Think Emmanuel Macron has problems? Wait until the French find out about the existential threat to camembert

Camembert cheese

News so grave for France I can’t quite understand how it hasn’t provoked a general strike of its own: camembert is facing extinction.

The French Centre for Scientific Research has reported that the fungus required to make the cheese – Penicillium camemberti – are dangerously lacking in genetic diversity. This is because industrial cheesemaking has become dependent on one strain, rather than using the vigorous, multicoloured fungus of the past. Until the 1950s, camemberts had grey, green and orangey mould, apparently (I feel a bit queasy thinking about it), but the food industry wanted camembert white and velvety. If I understand correctly, the albino fungus it selected aren’t able to reproduce with other strains. Now, mutations mean the fungus is also losing the ability to reproduce asexually, putting the whole stinking enterprise at risk.

It’s not just camembert; roquefort faces an equivalent threat. A similar cheese, bleu de termignon has sufficiently closely related fungus that could help reinvigorate roquefort, but there’s no solution in sight for camembert, Normandy’s most precious export.

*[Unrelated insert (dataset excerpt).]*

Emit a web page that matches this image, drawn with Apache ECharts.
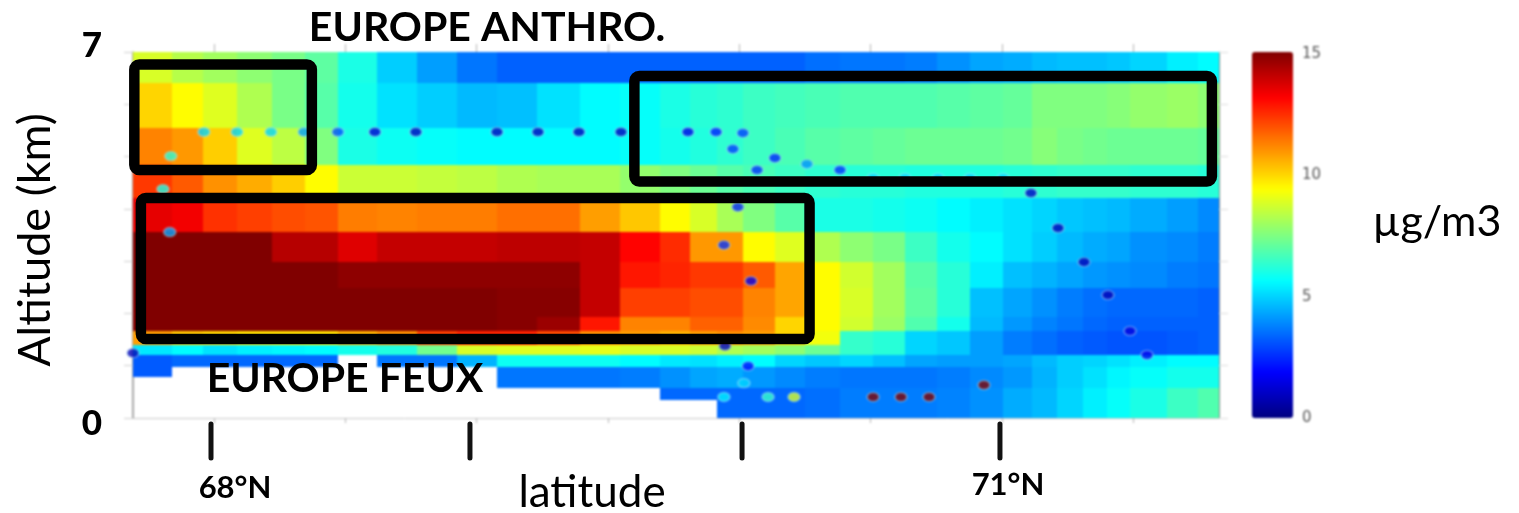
<!DOCTYPE html>
<html><head><meta charset="utf-8">
<style>html,body{margin:0;padding:0;background:#fff}#c{width:1519px;height:513px}#c canvas:first-of-type{filter:blur(1.3px)}</style>
<script src="https://cdn.jsdelivr.net/npm/echarts@6/dist/echarts.min.js"></script>
</head><body><div id="c"></div>
<script>
const latEdges=[67.692,67.840,67.958,68.088,68.221,68.347,68.472,68.621,68.773,68.925,69.078,69.230,69.394,69.546,69.698,69.813,69.915,70.014,70.136,70.251,70.384,70.510,70.631,70.753,70.879,71.005,71.115,71.210,71.309,71.401,71.488,71.629,71.747,71.827];
const altEdges=[7,6.407,5.546,4.838,4.207,3.557,2.983,2.486,1.932,1.664,1.396,1.205,0.975,0.784,0.574,0.344,0];
const _=null;
const row01=[8.8,8.3,8,7.7,7.4,7,6,4.9,4.2,3.6,3.3,3.3,3.3,3.3,3.3,3.3,3.3,3.3,3.3,3.5,3.6,3.6,3.7,4,4.3,4.4,4.6,4.7,4.7,4.8,5,5.4,5.6];
const row02=[10,9.4,8.9,8.2,7.4,6.9,5.9,5.2,4.9,4.6,4.7,5.2,5.6,5.7,6,6.2,6.3,6.5,6.6,6.7,6.8,6.8,6.8,6.9,7,7.1,7.5,7.5,7.5,7.6,7.8,7.9,7.7];
const row03=[11.2,10.9,10.1,8.9,8.4,7.5,6,5.8,5.7,5.6,5.6,5.6,5.6,5.7,5.9,6.1,6.3,6.5,6.7,6.9,7,7.1,7.2,7.2,7.2,7.3,7.6,7.4,7.3,7.2,7.2,7.2,7.1];
const row04=[12.3,11.8,11,10.6,10.1,9.4,8.6,8.6,8.5,8.4,8.2,8.1,8.1,7.8,7.5,7.2,6.9,6.7,6.5,6.3,6.2,6.2,6.1,6.1,6.1,6.2,6.3,6.4,6.4,6.4,6.3,6.3,6.2];
const row05=[13.5,13.3,12.4,12.2,12,11.9,11.3,11.2,11.3,11.3,11.5,11.5,10.8,10.2,9.4,8.8,8.1,7.5,6.9,6,6,5.9,5.8,5.6,5.4,5.2,5,4.8,4.7,4.6,4.4,4.2,3.9];
const row06=[15,15,15,15,14.2,14.2,13.6,14,14,14,14.1,14.1,14,13.1,12.5,10.9,10.9,9.4,8.9,8.2,7.7,7.4,6.5,5.9,5.6,5.2,4.9,4.6,4.4,4.3,4,3.9,3.7];
const row07=[15,15,15,15,15,15,14.8,14.8,14.8,14.8,14.8,14.8,14,12.8,12.6,12.3,12.3,11.8,10.7,9.4,8.7,8,6.9,6.2,5.4,4.7,4.5,4.3,4.1,4,3.9,3.7,3.6];
const row08=[15,15,15,15,15,15,15,15,15,15,14.9,14.9,14,12.2,12.2,12,12,11.2,10.7,9.4,8.8,8,7,6.2,4.7,4.3,4,3.7,3.5,3.4,3.4,3.4,3.3];
const row09=[15,15,15,15,15,15,15,15,15,15,14.9,14.6,12.8,11.2,11.2,11.7,11.7,11.1,10,9.4,8.7,7.9,6.8,5.9,4.6,4.1,3.8,3.6,3.4,3.3,3.3,3.3,3.3];
const row10=[10.8,10.2,10,9.8,9.8,9.8,10.5,11,12.2,12.6,12.6,12,11,10.8,10.5,10.8,11,10.8,10,9.2,6.4,6.2,5,4.8,4.2,3.7,3.5,3.3,3.2,3.1,3.1,3.2,3.3];
const row11=[5.3,5.6,5.2,5.4,5.5,5.6,5.9,6.1,7.3,8.8,8.9,8.9,9,8.8,8.8,8.6,8.2,8,7.7,7.2,6.4,6.2,5,4.8,4.2,3.7,3.5,3.3,3.2,3.1,3.1,3.2,3.3];
const row12=[3.2,3.4,3.4,3.4,3.4,3.4,_,3.6,3.6,4.5,5.8,5.8,5.8,5.6,5.3,5.2,5.4,5.6,5,4.8,5,4.7,4.3,4.2,4.2,4.3,4.6,4.9,5,5.2,5.4,5.6,5.6];
const row13=[3.2,_,_,_,_,_,_,_,_,_,3.6,3.6,3.6,3.7,4,4.3,4.4,4.1,3.9,3.7,3.6,3.6,3.6,3.7,3.9,4.1,4.5,4.9,5.2,5.5,5.7,5.9,5.9];
const row14=[_,_,_,_,_,_,_,_,_,_,3.6,3.6,3.6,3.7,4,4.3,4.4,4.1,3.9,3.7,3.6,3.6,3.6,3.7,3.9,4.1,4.5,4.9,5.2,5.5,5.7,5.9,5.9];
const row15=[_,_,_,_,_,_,_,_,_,_,_,_,_,_,3.4,3.4,3.4,3.4,3.4,3.5,3.7,3.7,3.7,3.8,4,4.4,4.6,5,5.4,5.7,6,6.5,6.8];
const row16=[_,_,_,_,_,_,_,_,_,_,_,_,_,_,_,_,3.4,3.4,3.4,3.5,3.7,3.7,3.7,3.8,4,4.4,4.6,5,5.4,5.7,6,6.5,6.8];
const rows=[row01,row02,row03,row04,row05,row06,row07,row08,row09,row10,row11,row12,row13,row14,row15,row16];

const dotLat=[67.692,67.836,67.806,67.832,67.962,68.088,68.217,68.343,68.472,68.613,68.769,69.078,69.234,69.390,69.550,69.805,69.912,70.014,69.976,70.136,70.068,70.258,70.384,70.510,70.631,70.757,70.879,71.005,71.111,71.214,71.313,71.404,71.488,71.553,69.995,69.942,70.045,69.946,70.034,70.018,69.942,70.110,70.209,70.510,70.616,70.723,70.932];
const dotAlt=[1.243,5.01,4.379,3.557,5.47,5.47,5.47,5.47,5.47,5.47,5.47,5.47,5.47,5.47,5.47,5.47,5.47,5.45,5.144,4.972,4.743,4.857,4.743,4.59,4.59,4.59,4.59,4.59,4.303,3.634,2.983,2.352,1.664,1.205,4.035,3.308,2.62,1.377,0.994,0.669,0.402,0.402,0.402,0.402,0.402,0.402,0.631];
const dotVal=[0.8,6.2,6,4.3,5,5,5,4.2,3,1.2,0.9,0.9,0.9,0.9,0.9,1.5,2.3,2.8,2.8,2.4,2.6,4,2.6,5,5,5,5,5,1,0.8,0.8,0.8,1.4,1.6,2.4,2.6,1.6,1,2,5,5.4,6.4,8.8,15,15,15,15];

const boxLat0=[67.697,69.601,67.722], boxLat1=[68.373,71.800,70.268];
const boxAlt0=[4.743,4.523,1.511], boxAlt1=[6.76,6.541,4.207];
const latTicks=[68,68.5,69,69.5,70,70.5,71,71.5];
const guideLat=[67.989,68.975,70.011,70.993];
const guideTop=-0.115, guideBottom=-0.765;
const altTicks=[0,7];
const barTicks=[0,5,10,15];
const jet=['#000080','#0000ff','#0080ff','#00ffff','#80ff80','#ffff00','#ff8000','#ff0000','#800000'];

const cells=[];
rows.forEach((r,i)=>r.forEach((v,j)=>{ if(v!==null) cells.push([latEdges[j],latEdges[j+1],altEdges[i+1],altEdges[i],v]); }));
const dots=dotLat.map((la,i)=>[la,dotAlt[i],0,0,dotVal[i]]);
const boxes=boxLat0.map((la,i)=>[la,boxLat1[i],boxAlt0[i],boxAlt1[i]]);
const guides=guideLat.map(la=>[la,guideTop,guideBottom]);
const F='Lato, "Open Sans", sans-serif';
const faint='#b4b4b4';
function txt(x,y,t,size,bold,extra){return Object.assign({type:'text',x,y,z:50,zlevel:1,style:{text:t,font:(bold?'bold ':'')+size+'px '+F,fill:'#000',align:'center',verticalAlign:'middle'}},extra||{});}

const chart=echarts.init(document.getElementById('c'),null,{renderer:'canvas'});
chart.setOption({
 animation:false,backgroundColor:'#fff',
 grid:[{left:133,top:52,width:1086,height:366,show:false},
       {left:133,top:46,width:1086,height:378,show:false},
       {left:1252,top:54,width:41,height:364,show:false}],
 xAxis:[
  {gridIndex:0,type:'value',min:67.692,max:71.827,position:'bottom',zlevel:0,splitLine:{show:false},axisLabel:{show:false},
   axisLine:{show:true,onZero:false,lineStyle:{color:'#c8c8c8',width:1}},axisTick:{show:true,customValues:latTicks,length:5,lineStyle:{color:faint}}},
  {gridIndex:0,type:'value',min:67.692,max:71.827,position:'top',zlevel:0,splitLine:{show:false},axisLabel:{show:false},
   axisLine:{show:true,onZero:false,lineStyle:{color:'#c8c8c8',width:1}},axisTick:{show:true,customValues:latTicks,length:8,lineStyle:{color:faint}}},
  {gridIndex:1,type:'value',min:0,max:1,show:false},
  {gridIndex:2,type:'value',min:0,max:1,show:false}
 ],
 yAxis:[
  {gridIndex:0,type:'value',min:0,max:7,interval:1,position:'left',zlevel:0,splitLine:{show:false},axisLabel:{show:false},
   axisLine:{show:true,onZero:false,lineStyle:{color:'#8c8c8c',width:1.5}},axisTick:{show:true,length:9,lineStyle:{color:'#d0d0d0'}}},
  {gridIndex:0,type:'value',min:0,max:7,interval:1,position:'right',zlevel:0,splitLine:{show:false},axisLabel:{show:false},
   axisLine:{show:true,onZero:false,lineStyle:{color:'#8c8c8c',width:1}},axisTick:{show:true,length:9,lineStyle:{color:'#ddd'}}},
  {gridIndex:1,type:'value',min:0,max:7,position:'left',zlevel:1,splitLine:{show:false},axisLine:{show:false},axisTick:{show:false},
   axisLabel:{show:true,customValues:altTicks,margin:31,fontFamily:'Lato',fontWeight:900,fontSize:35,color:'#000'}},
  {gridIndex:2,type:'value',min:0,max:15,position:'right',zlevel:0,splitLine:{show:false},axisLine:{show:false},axisTick:{show:false},
   axisLabel:{show:true,customValues:barTicks,margin:9,fontFamily:'"DejaVu Sans", sans-serif',fontSize:15,color:'#555'}}
 ],
 visualMap:{type:'continuous',min:0,max:15,seriesIndex:[0,1],dimension:4,calculable:false,show:true,realtime:false,zlevel:0,
   left:1252,top:52,itemWidth:41,itemHeight:366,text:['',''],showLabel:false,inRange:{color:jet},hoverLink:false,padding:0,borderWidth:0},
 series:[
  {type:'custom',xAxisIndex:0,yAxisIndex:0,data:cells,encode:{x:[0,1],y:[2,3]},z:2,zlevel:0,silent:true,clip:true,
   renderItem(p,api){
     const a=api.coord([api.value(0),api.value(3)]), b=api.coord([api.value(1),api.value(2)]);
     const x=Math.round(a[0]),y=Math.round(a[1]);
     return {type:'rect',shape:{x,y,width:Math.round(b[0])-x,height:Math.round(b[1])-y},style:{fill:api.visual('color')}};
   }},
  {type:'scatter',xAxisIndex:0,yAxisIndex:0,data:dots,encode:{x:0,y:1},z:3,zlevel:0,silent:true,clip:false,symbol:'circle',symbolSize:[12,9],
   itemStyle:{borderColor:'rgba(190,235,250,0.55)',borderWidth:1.5}},
  {type:'custom',xAxisIndex:0,yAxisIndex:0,data:boxes,encode:{x:[0,1],y:[2,3]},z:4,zlevel:1,silent:true,clip:false,
   renderItem(p,api){
     const a=api.coord([api.value(0),api.value(3)]), b=api.coord([api.value(1),api.value(2)]);
     return {type:'rect',shape:{x:a[0],y:a[1],width:b[0]-a[0],height:b[1]-a[1],r:5},style:{fill:'none',stroke:'#000',lineWidth:10.5}};
   }},
  {type:'custom',xAxisIndex:0,yAxisIndex:0,data:guides,encode:{x:0,y:[1,2]},z:4,zlevel:1,silent:true,clip:false,
   renderItem(p,api){
     const a=api.coord([api.value(0),api.value(1)]), b=api.coord([api.value(0),api.value(2)]);
     return {type:'line',shape:{x1:a[0],y1:a[1],x2:b[0],y2:b[1]},style:{stroke:'#111',lineWidth:5,lineCap:'round'}};
   }}
 ],
 graphic:[
  txt(487,28,'EUROPE ANTHRO.',41,true),
  txt(345,379,'EUROPE FEUX',41,true),
  txt(235,488,'68°N',31,true),
  txt(1008,485,'71°N',31,true),
  txt(592,493,'latitude',44,false),
  txt(1437,222,'µg/m3',43,false),
  txt(35,240,'Altitude (km)',45,false,{rotation:Math.PI/2})
 ]
});
</script></body></html>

Why isn’t Paris burning? I don’t care, really – I hate camembert, always have, and will happily dance on its grave (in full PPE) – but the news landed hard with my Norman husband. Camembert is a religion there: his grandparents ate it for breakfast, dipped in their morning coffee; le claquos (its pet name) reigns over every family meal. Exiled from the real stuff here in the UK, he pokes supermarket camemberts gloomily, judging its maturity and odour and invariably finding it wanting. Faced with this news, he ran a full Kübler-Ross scale, from denial – “C’est fake news, camembert cannot die” – to depression: “It’s the end of the world.” He hasn’t reached acceptance, yet, but is profoundly questioning his life’s purpose: “Should my new mission be to save camembert?” he messaged me this week.

If my husband doesn’t, I think Emmanuel Macron, who continues to be about as popular as a Babybel on a Normandy cheeseboard, should. He could do worse than throwing €1bn and a pretentiously named institute at this problem; it’s a better – and surely more popular – move than courting far-right voters and defending Gérard Depardieu.

• This article was amended on 5 February 2024. An earlier version said that bacteria was needed to make camembert instead of fungus.